Nicht erst seit Norbert Röttgen seine Kandidatur für den Parteivorsitz und damit wohl auch die Kanzlerschaft bekannt gab, kann man zumindest eine Teilprognose wagen: Friedrich Merz wird vermutlich nicht Parteivorsitzender und höchstwahrscheinlich schon gar nicht Bundeskanzler. Das liegt nicht daran, dass Röttgen so ein unschlagbar überzeugender Kandidat wäre. Geschweige denn die beiden anderen, also Armin Laschet oder Jens Spahn. Es liegt an Merz selbst.
Er hat zweifellos einen scharfen Verstand, ist analytisch fast jedem gegenwärtigen deutschen Politiker überlegen und zeigte schon als junger Abgeordneter eine beeindruckende Rhetorik.

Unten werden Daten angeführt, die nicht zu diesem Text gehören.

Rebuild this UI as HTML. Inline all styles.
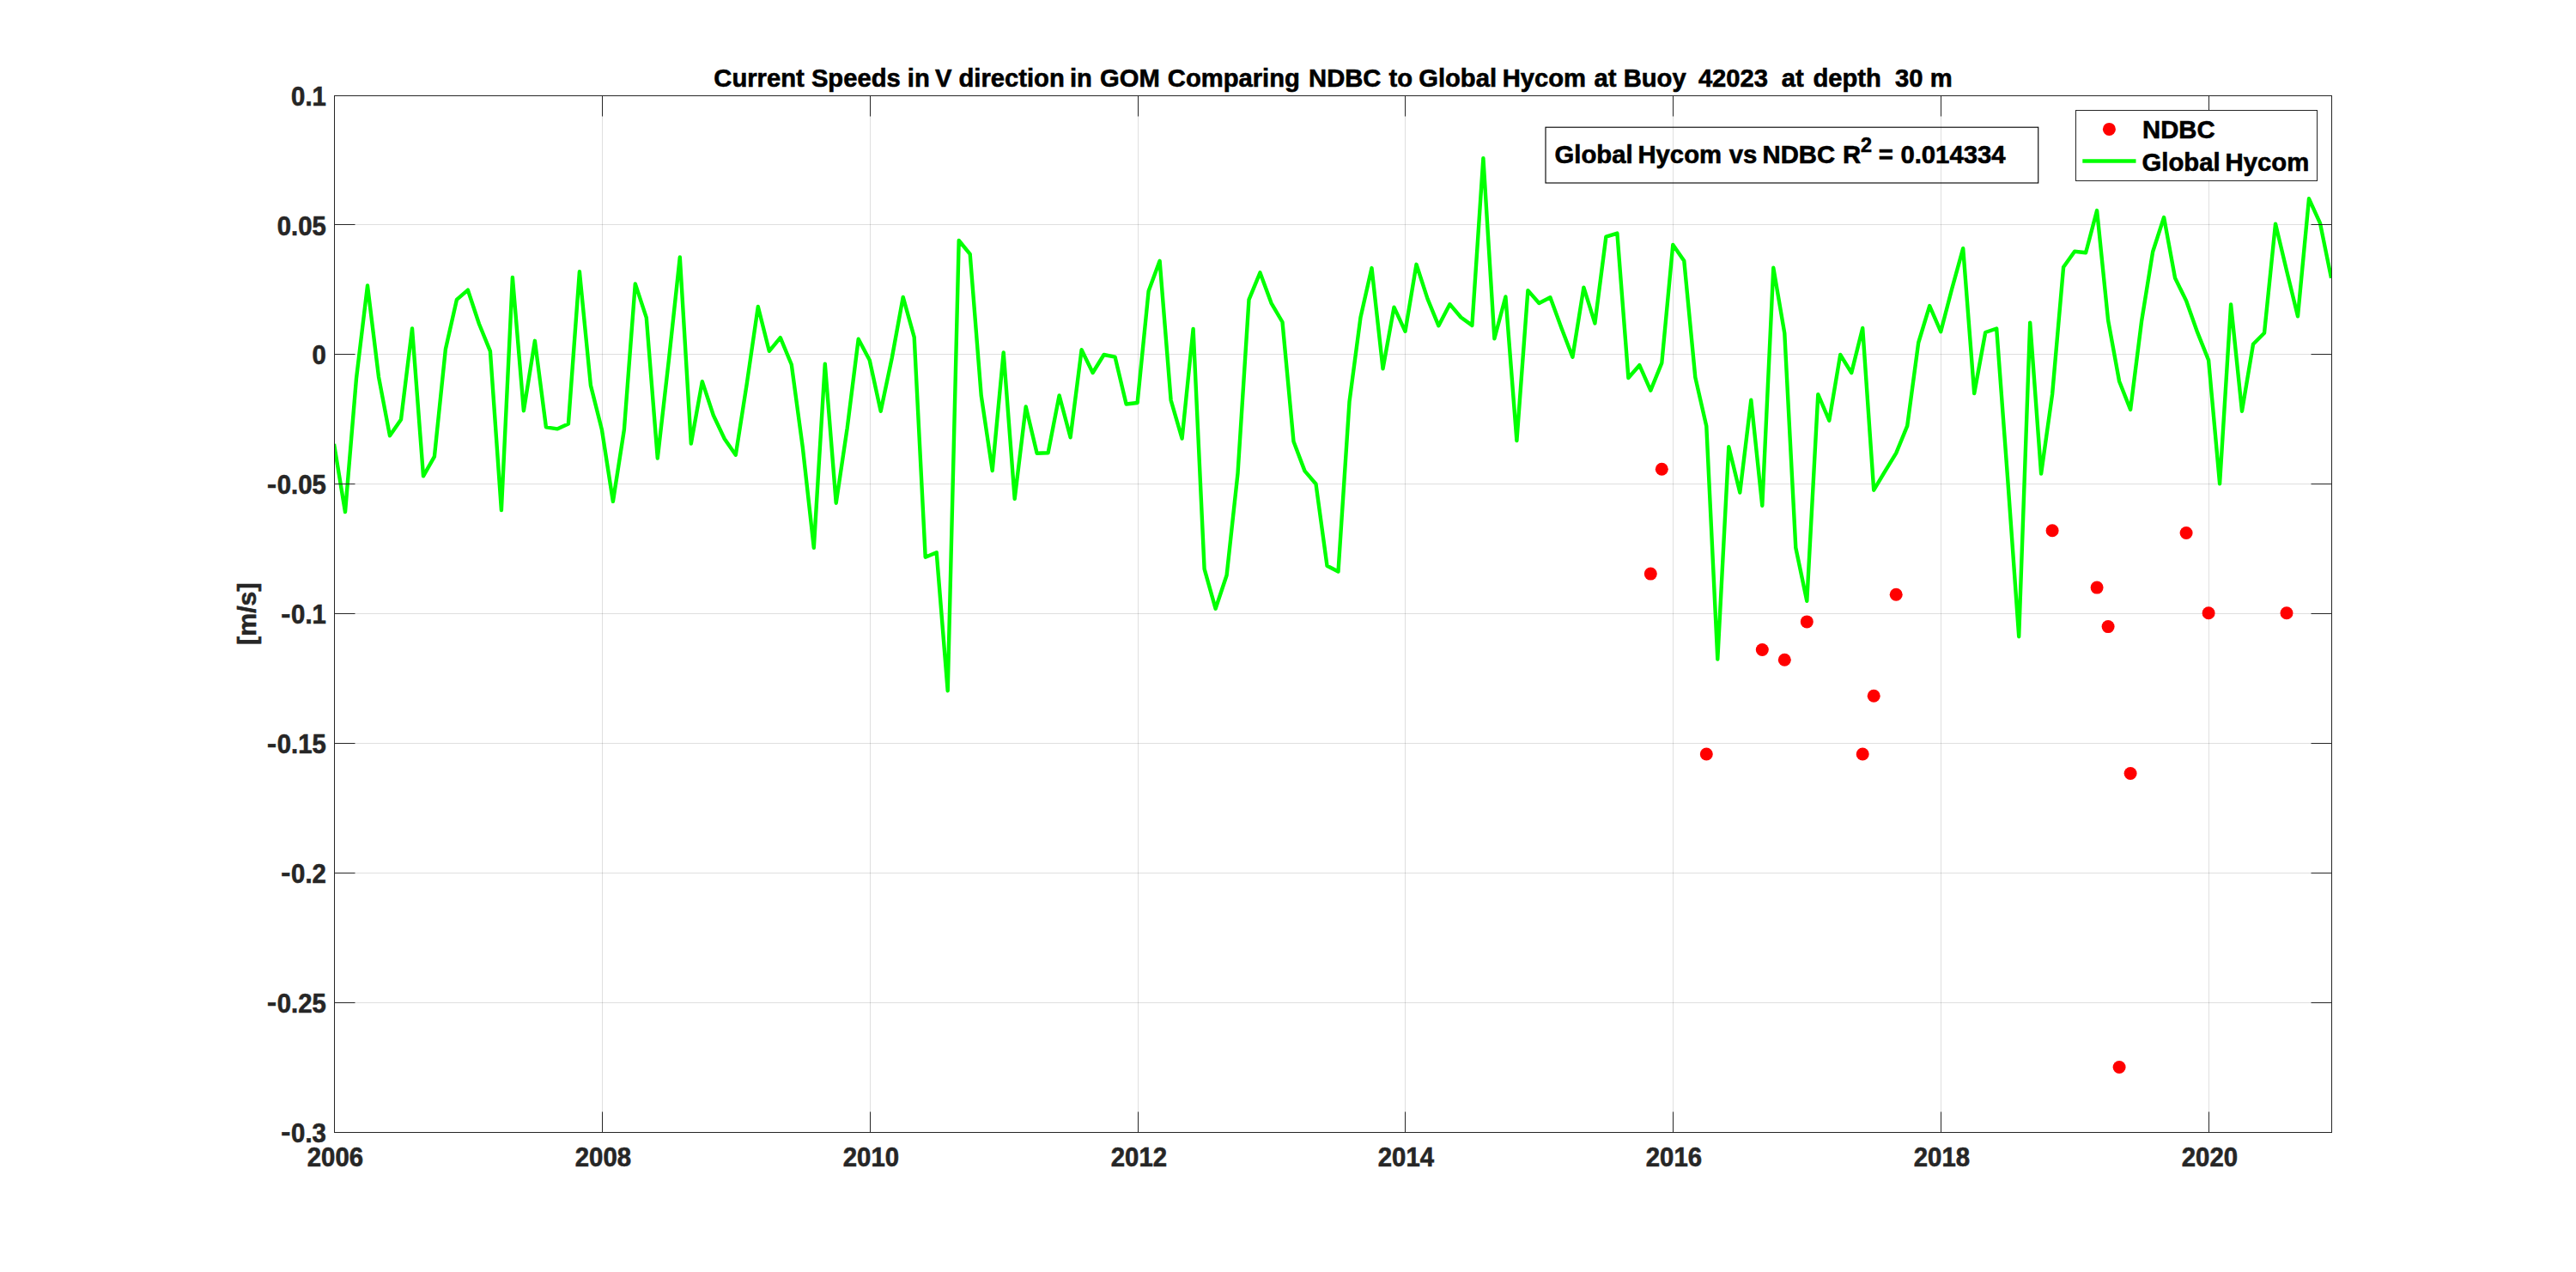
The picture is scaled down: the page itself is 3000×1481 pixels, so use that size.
<!DOCTYPE html>
<html lang="en"><head><meta charset="utf-8"><title>Current Speeds in V direction in GOM</title>
<style>html,body{margin:0;padding:0;background:#fff}body{width:3000px;height:1481px;overflow:hidden}svg{display:block}text{font-family:"Liberation Sans",Arial,Helvetica,sans-serif;font-weight:bold;stroke-width:0.6px}</style></head><body>
<svg width="3000" height="1481" viewBox="0 0 3000 1481">
<rect width="3000" height="1481" fill="#fff"/>
<defs><clipPath id="ax"><rect x="389.5" y="111.5" width="2326.0" height="1207.0"/></clipPath></defs>
<path d="M701.5 111.5V1318.5M1013.5 111.5V1318.5M1325.5 111.5V1318.5M1636.5 111.5V1318.5M1948.5 111.5V1318.5M2260.5 111.5V1318.5M2572.5 111.5V1318.5" stroke="#262626" stroke-opacity="0.15" stroke-width="1" fill="none"/>
<path d="M389.5 261.5H2715.5M389.5 412.5H2715.5M389.5 563.5H2715.5M389.5 714.5H2715.5M389.5 865.5H2715.5M389.5 1016.5H2715.5M389.5 1167.5H2715.5" stroke="#262626" stroke-opacity="0.15" stroke-width="1" fill="none"/>
<polyline clip-path="url(#ax)" points="389.0,516.9 402.0,596.1 415.0,440.5 428.0,332.4 441.0,438.8 454.0,507.3 467.0,488.4 480.0,382.5 493.0,554.3 505.9,531.7 518.9,406.5 531.9,348.9 544.9,337.7 557.9,377.0 570.9,408.8 583.9,594.1 596.9,322.9 609.9,478.2 622.9,396.8 635.9,497.3 648.9,499.4 661.9,493.5 674.9,316.3 687.9,448.6 700.9,500.2 713.9,583.9 726.9,500.2 739.8,330.4 752.8,369.9 765.8,533.6 778.8,420.0 791.8,299.4 804.8,516.5 817.8,444.1 830.8,483.5 843.8,511.0 856.8,529.7 869.8,446.5 882.8,357.0 895.8,408.8 908.8,393.1 921.8,424.5 934.8,520.8 947.8,637.8 960.8,423.7 973.7,585.7 986.7,498.3 999.7,394.7 1012.7,419.2 1025.7,478.8 1038.7,417.0 1051.7,345.9 1064.7,392.7 1077.7,648.7 1090.7,643.2 1103.7,804.2 1116.7,280.0 1129.7,295.8 1142.7,460.4 1155.7,548.0 1168.7,410.5 1181.7,580.8 1194.7,473.5 1207.6,527.7 1220.6,527.3 1233.6,460.4 1246.6,509.3 1259.6,407.2 1272.6,434.0 1285.6,413.0 1298.6,415.7 1311.6,470.5 1324.6,469.0 1337.6,339.1 1350.6,303.7 1363.6,465.8 1376.6,510.6 1389.6,382.9 1402.6,662.4 1415.6,708.7 1428.6,669.8 1441.5,551.3 1454.5,348.9 1467.5,317.4 1480.5,352.8 1493.5,375.0 1506.5,514.0 1519.5,548.4 1532.5,563.5 1545.5,658.8 1558.5,665.5 1571.5,467.8 1584.5,369.5 1597.5,312.1 1610.5,429.3 1623.5,357.7 1636.5,385.8 1649.5,307.8 1662.5,347.9 1675.4,379.3 1688.4,354.2 1701.4,369.5 1714.4,378.9 1727.4,184.2 1740.4,394.3 1753.4,345.5 1766.4,513.0 1779.4,338.1 1792.4,353.0 1805.4,346.3 1818.4,381.7 1831.4,415.8 1844.4,334.7 1857.4,376.4 1870.4,275.6 1883.4,271.6 1896.4,440.0 1909.3,425.2 1922.3,454.6 1935.3,422.6 1948.3,284.9 1961.3,303.7 1974.3,439.3 1987.3,496.3 2000.3,767.6 2013.3,520.2 2026.3,573.6 2039.3,465.7 2052.3,588.7 2065.3,311.8 2078.3,388.2 2091.3,637.8 2104.3,699.8 2117.3,459.2 2130.3,489.7 2143.2,413.0 2156.2,434.1 2169.2,382.0 2182.2,570.7 2195.2,548.9 2208.2,527.7 2221.2,495.9 2234.2,399.0 2247.2,356.1 2260.2,386.2 2273.2,336.3 2286.2,289.2 2299.2,458.0 2312.2,387.0 2325.2,382.5 2338.2,558.0 2351.2,741.2 2364.2,375.7 2377.1,551.6 2390.1,459.0 2403.1,311.0 2416.1,292.7 2429.1,294.3 2442.1,245.1 2455.1,372.9 2468.1,444.0 2481.1,476.9 2494.1,373.9 2507.1,293.3 2520.1,253.0 2533.1,323.8 2546.1,350.3 2559.1,386.9 2572.1,419.4 2585.1,563.2 2598.1,354.5 2611.0,478.7 2624.0,400.8 2637.0,387.7 2650.0,260.6 2663.0,315.0 2676.0,368.3 2689.0,231.3 2702.0,259.9 2715.0,323.8" fill="none" stroke="#00ff00" stroke-width="4.4" stroke-linejoin="round" stroke-linecap="butt"/>
<circle cx="1922.3" cy="668.1" r="7.5" fill="#ff0000"/>
<circle cx="1935.3" cy="546.3" r="7.5" fill="#ff0000"/>
<circle cx="1987.3" cy="878.0" r="7.5" fill="#ff0000"/>
<circle cx="2052.3" cy="756.5" r="7.5" fill="#ff0000"/>
<circle cx="2078.3" cy="768.2" r="7.5" fill="#ff0000"/>
<circle cx="2104.3" cy="723.9" r="7.5" fill="#ff0000"/>
<circle cx="2169.2" cy="878.0" r="7.5" fill="#ff0000"/>
<circle cx="2182.2" cy="810.2" r="7.5" fill="#ff0000"/>
<circle cx="2208.2" cy="692.2" r="7.5" fill="#ff0000"/>
<circle cx="2390.1" cy="617.8" r="7.5" fill="#ff0000"/>
<circle cx="2442.1" cy="684.1" r="7.5" fill="#ff0000"/>
<circle cx="2455.1" cy="729.6" r="7.5" fill="#ff0000"/>
<circle cx="2468.1" cy="1242.5" r="7.5" fill="#ff0000"/>
<circle cx="2481.1" cy="900.5" r="7.5" fill="#ff0000"/>
<circle cx="2546.1" cy="620.5" r="7.5" fill="#ff0000"/>
<circle cx="2572.1" cy="713.8" r="7.5" fill="#ff0000"/>
<circle cx="2663.0" cy="713.8" r="7.5" fill="#ff0000"/>
<path d="M389.5 1318.5v-24M389.5 111.5v24M701.5 1318.5v-24M701.5 111.5v24M1013.5 1318.5v-24M1013.5 111.5v24M1325.5 1318.5v-24M1325.5 111.5v24M1636.5 1318.5v-24M1636.5 111.5v24M1948.5 1318.5v-24M1948.5 111.5v24M2260.5 1318.5v-24M2260.5 111.5v24M2572.5 1318.5v-24M2572.5 111.5v24M389.5 111.5h24M2715.5 111.5h-24M389.5 261.5h24M2715.5 261.5h-24M389.5 412.5h24M2715.5 412.5h-24M389.5 563.5h24M2715.5 563.5h-24M389.5 714.5h24M2715.5 714.5h-24M389.5 865.5h24M2715.5 865.5h-24M389.5 1016.5h24M2715.5 1016.5h-24M389.5 1167.5h24M2715.5 1167.5h-24M389.5 1318.5h24M2715.5 1318.5h-24" stroke="#262626" stroke-width="1" fill="none"/>
<rect x="389.5" y="111.5" width="2326.0" height="1207.0" fill="none" stroke="#262626" stroke-width="1"/>
<text transform="translate(390.4,1357.5) scale(1,1.04)" font-size="29.3" fill="#262626" stroke="#262626" text-anchor="middle">2006</text>
<text transform="translate(702.4,1357.5) scale(1,1.04)" font-size="29.3" fill="#262626" stroke="#262626" text-anchor="middle">2008</text>
<text transform="translate(1014.4,1357.5) scale(1,1.04)" font-size="29.3" fill="#262626" stroke="#262626" text-anchor="middle">2010</text>
<text transform="translate(1326.4,1357.5) scale(1,1.04)" font-size="29.3" fill="#262626" stroke="#262626" text-anchor="middle">2012</text>
<text transform="translate(1637.4,1357.5) scale(1,1.04)" font-size="29.3" fill="#262626" stroke="#262626" text-anchor="middle">2014</text>
<text transform="translate(1949.4,1357.5) scale(1,1.04)" font-size="29.3" fill="#262626" stroke="#262626" text-anchor="middle">2016</text>
<text transform="translate(2261.4,1357.5) scale(1,1.04)" font-size="29.3" fill="#262626" stroke="#262626" text-anchor="middle">2018</text>
<text transform="translate(2573.4,1357.5) scale(1,1.04)" font-size="29.3" fill="#262626" stroke="#262626" text-anchor="middle">2020</text>
<text transform="translate(0,122.6) scale(1,1.04)" font-size="29.3" fill="#262626" stroke="#262626" x="339.1">0.1</text>
<text transform="translate(0,273.5) scale(1,1.04)" font-size="29.3" fill="#262626" stroke="#262626" x="322.8">0.05</text>
<text transform="translate(0,424.4) scale(1,1.04)" font-size="29.3" fill="#262626" stroke="#262626" x="363.5">0</text>
<text transform="translate(0,575.2) scale(1,1.04)" font-size="29.3" fill="#262626" stroke="#262626"><tspan x="310.9" dy="-1.35" textLength="11.1" lengthAdjust="spacingAndGlyphs">-</tspan><tspan x="322.8" dy="1.35">0.05</tspan></text>
<text transform="translate(0,726.1) scale(1,1.04)" font-size="29.3" fill="#262626" stroke="#262626"><tspan x="327.2" dy="-1.35" textLength="11.1" lengthAdjust="spacingAndGlyphs">-</tspan><tspan x="339.1" dy="1.35">0.1</tspan></text>
<text transform="translate(0,877.0) scale(1,1.04)" font-size="29.3" fill="#262626" stroke="#262626"><tspan x="310.9" dy="-1.35" textLength="11.1" lengthAdjust="spacingAndGlyphs">-</tspan><tspan x="322.8" dy="1.35">0.15</tspan></text>
<text transform="translate(0,1027.9) scale(1,1.04)" font-size="29.3" fill="#262626" stroke="#262626"><tspan x="327.2" dy="-1.35" textLength="11.1" lengthAdjust="spacingAndGlyphs">-</tspan><tspan x="339.1" dy="1.35">0.2</tspan></text>
<text transform="translate(0,1178.7) scale(1,1.04)" font-size="29.3" fill="#262626" stroke="#262626"><tspan x="310.9" dy="-1.35" textLength="11.1" lengthAdjust="spacingAndGlyphs">-</tspan><tspan x="322.8" dy="1.35">0.25</tspan></text>
<text transform="translate(0,1329.6) scale(1,1.04)" font-size="29.3" fill="#262626" stroke="#262626"><tspan x="327.2" dy="-1.35" textLength="11.1" lengthAdjust="spacingAndGlyphs">-</tspan><tspan x="339.1" dy="1.35">0.3</tspan></text>
<text transform="translate(298.3,714.7) rotate(-90) scale(1.035,1)" font-size="29.3" fill="#262626" stroke="#262626" text-anchor="middle">[m/s]</text>
<text y="101" font-size="29.2" fill="#000" stroke="#000"><tspan x="831.3">Current</tspan> <tspan x="944.9">Speeds</tspan> <tspan x="1056.8">in</tspan> <tspan x="1088.9">V</tspan> <tspan x="1116.5">direction</tspan> <tspan x="1245.9">in</tspan> <tspan x="1281.0">GOM</tspan> <tspan x="1359.8">Comparing</tspan> <tspan x="1524.1">NDBC</tspan> <tspan x="1617.5">to</tspan> <tspan x="1652.2">Global</tspan> <tspan x="1749.7">Hycom</tspan> <tspan x="1856.6">at</tspan> <tspan x="1890.7">Buoy</tspan> <tspan x="1977.9">42023</tspan> <tspan x="2074.7">at</tspan> <tspan x="2111.4">depth</tspan> <tspan x="2207.1">30</tspan> <tspan x="2247.7">m</tspan></text>
<rect x="1800" y="148.2" width="573.75" height="64.8" fill="none" stroke="#000" stroke-width="1.12"/>
<text y="190.2" font-size="29.3" fill="#000" stroke="#000"><tspan x="1810.5">Global</tspan> <tspan x="1907.4">Hycom</tspan> <tspan x="2013.7">vs</tspan> <tspan x="2052.5">NDBC</tspan> <tspan x="2146">R</tspan><tspan x="2167" dy="-13.2" font-size="23.3">2</tspan><tspan x="2187.8" dy="13.2">=</tspan> <tspan x="2213.4">0.014334</tspan></text>
<rect x="2417.5" y="128.5" width="281" height="82" fill="#fff" stroke="#262626" stroke-width="1"/>
<circle cx="2456.4" cy="150.4" r="7.5" fill="#ff0000"/>
<text x="2495" y="160.9" font-size="29.3" fill="#000" stroke="#000">NDBC</text>
<path d="M2425.3 187.45H2487.5" stroke="#00ff00" stroke-width="4.4"/>
<text x="2494.5" y="198.6" font-size="29.3" fill="#000" stroke="#000">Global <tspan x="2591.6">Hycom</tspan></text>
</svg></body></html>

Aber etwas auf dem Weg zur Macht Entscheidendes fehlt ihm. Etwas, das Angela Merkel in höchstem Maße besitzt: nämlich die Charakterkombination aus taktischer Raffiniertheit und unbedingtem, unbeirrbarem Willen zur Macht. Im entscheidenden Augenblick zeigt sich das durch persönlichen Mut zum Risiko und unbeirrbare Bereitschaft zur Konfrontation mit Widersachern. Merkel bewies dies exemplarisch mit ihrem berühmten FAZ-Beitrag vom Dezember 1999, als sie Kohl die Gefolgschaft aufkündigte.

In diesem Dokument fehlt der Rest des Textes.